Homogeneous Speaker Features for On-the-Fly Dysarthric and Elderly Speaker Adaptation
Mengzhe Geng, Xurong Xie, Jiajun Deng, Zengrui Jin, Guinan Li, Tianzi Wang, Shujie Hu, Zhaoqing Li, Helen Meng, Xunying Liu
TL;DR
This work addresses the mismatch, data scarcity, and speaker variability challenges in dysarthric and elderly ASR by introducing two on-the-fly, data-efficient adaptation methods. It combines variance-regularized spectral basis embedding (VR-SBE) features with a regression-based, on-the-fly LHUC transform (f-LHUC) driven by VR-SBE to rapidly personalize TDNN/Conformer models at test time.
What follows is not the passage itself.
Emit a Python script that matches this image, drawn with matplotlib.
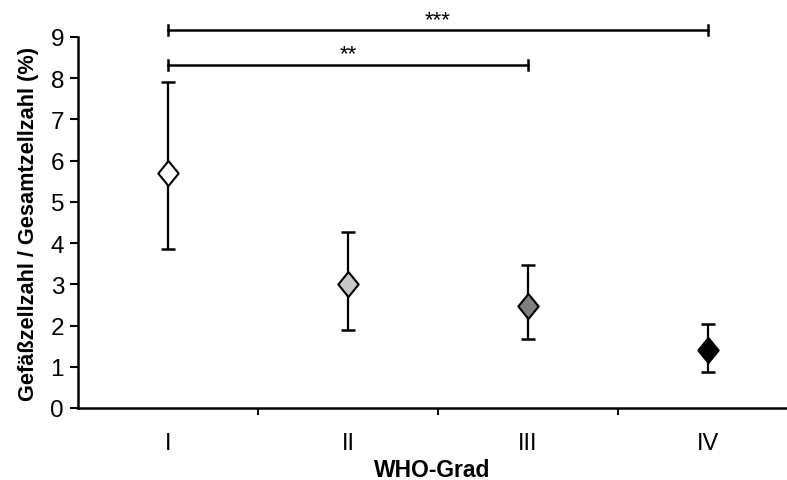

Across English and Cantonese datasets (four corpora), the proposed methods yield statistically significant WER/CER reductions up to 5.32% absolute (18.57% relative) over iVector/xVector baselines and up to 2.24% absolute (9.20% relative) over offline LHUC, while delivering real-time factors up to 33.6x faster than xVectors and demonstrating data-quantity invariance in adaptation. The results also show stronger speaker-level homogeneity than traditional embeddings, with t-SNE analyses supporting the improved consistency, and achieve competitive or state-of-the-art performance on challenging datasets such as UASpeech, indicating practical impact for real-time assistive ASR for dysarthric and elderly speakers.
Abstract
The application of data-intensive automatic speech recognition (ASR) technologies to dysarthric and elderly adult speech is confronted by their mismatch against healthy and nonaged voices, data scarcity and large speaker-level variability. To this end, this paper proposes two novel data-efficient methods to learn homogeneous dysarthric and elderly speaker-level features for rapid, on-the-fly test-time adaptation of DNN/TDNN and Conformer ASR models. These include: 1) speaker-level variance-regularized spectral basis embedding (VR-SBE) features that exploit a special regularization term to enforce homogeneity of speaker features in adaptation; and 2) feature-based learning hidden unit contributions (f-LHUC) transforms that are conditioned on VR-SBE features. Experiments are conducted on four tasks across two languages: the English UASpeech and TORGO dysarthric speech datasets, the English DementiaBank Pitt and Cantonese JCCOCC MoCA elderly speech corpora. The proposed on-the-fly speaker adaptation techniques consistently outperform baseline iVector and xVector adaptation by statistically significant word or character error rate reductions up to 5.32% absolute (18.57% relative) and batch-mode LHUC speaker adaptation by 2.24% absolute (9.20% relative), while operating with real-time factors speeding up to 33.6 times against xVectors during adaptation. The efficacy of the proposed adaptation techniques is demonstrated in a comparison against current ASR technologies including SSL pre-trained systems on UASpeech, where our best system produces a state-of-the-art WER of 23.33%. Analyses show VR-SBE features and f-LHUC transforms are insensitive to speaker-level data quantity in testtime adaptation. T-SNE visualization reveals they have stronger speaker-level homogeneity than baseline iVectors, xVectors and batch-mode LHUC transforms.